Нет искусства более осознанного и разумного, но в лучших твореньях человек стихийно воплощает себя в пространстве. Великая архитектура не пытается раствориться или покорить его, суть зодчества в очеловечивании мёртвого пространства, не нарушая его, а сосуществуя с ним.
Я восхищаюсь римскими амфитеатрами, крепостями крестоносцев, а на голодный желудок даже американскими небоскрёбами. Но такое ощущение, что всё это строилось не во имя , а в ущерб природе и пространству.
А вот когда я первый раз увидел древний Бахчисарай, не нарушаюший, а подчёркивающий нежную красоту крымских предгорий, то был поражён этой высокой гармонией. Прекрасны арабские деревушки, вписанные в безжизненность Самарийских гор. Очарователен маленький монастырь Иоанна Крестителя, вдыхающий аромат Иудеи. Я был окрылён воздушностью замка Аль-Амбра , летящим над Съеррой-Невадой в Андалузии.
Но настоящий шок я испытал, когда побывал в Барселоне в парке Гюэль, созданном великим Антонио Гауди. В анатомии человека отсутствуют острые углы и каталонский зодчий выбросил их из своей архитектуры. Природа всегда разноцветна, и Гауди одарил величественную, но мрачную готику ярким светом неба и солнца.

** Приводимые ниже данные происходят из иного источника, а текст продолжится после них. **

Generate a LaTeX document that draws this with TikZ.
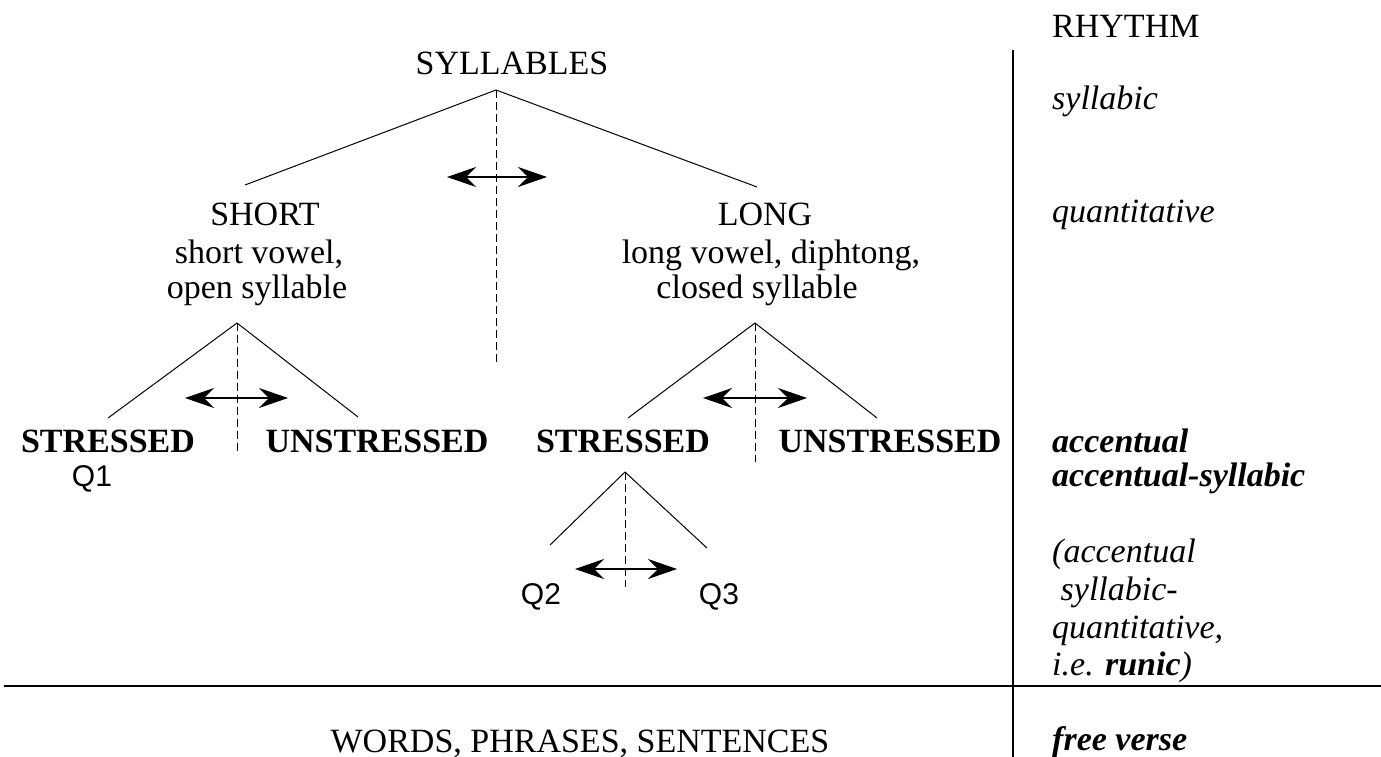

Почти все творения Гауди незакончены - великая архитектура не может спешить. Она – царица всех искусств, а королевской особе не подобает торопиться.
Архитектура – это дом человека, божий храм и вместилище всех других искусств. Я помню, как первый раз услышал орган в Домском соборе в Риге, а потом бродил по берегу Даугавы, потрясённый божественными звуками, невозможными без гениального собора. Псалмы царя Давида немыслимы без его мечты о храме, которую воплотил Соломон, а иконы Андрея Рублёва не родились бы без православных церквей.
Архитектура – самое мучительное и трудоёмкое, самое грандиозное, но одновременно самое хрупкое из всех искусств. Как известно, рукописи не горят, великая музыка становится народной и сохраняется в веках, а живопись научились воспроизводить в миллионах репродукций. А творения зодчих сгорают, стираются жестоким временем и потомками.
Антонио Гауди – архитектурный бог, оставивший чертежи на склонах горы Тибидабо, как настоящий Бог завещал свои заповеди на горе Синай.
Архитектура – высшее из искусств, примиряющее человека с природой, время с пространством, а душу с Богом.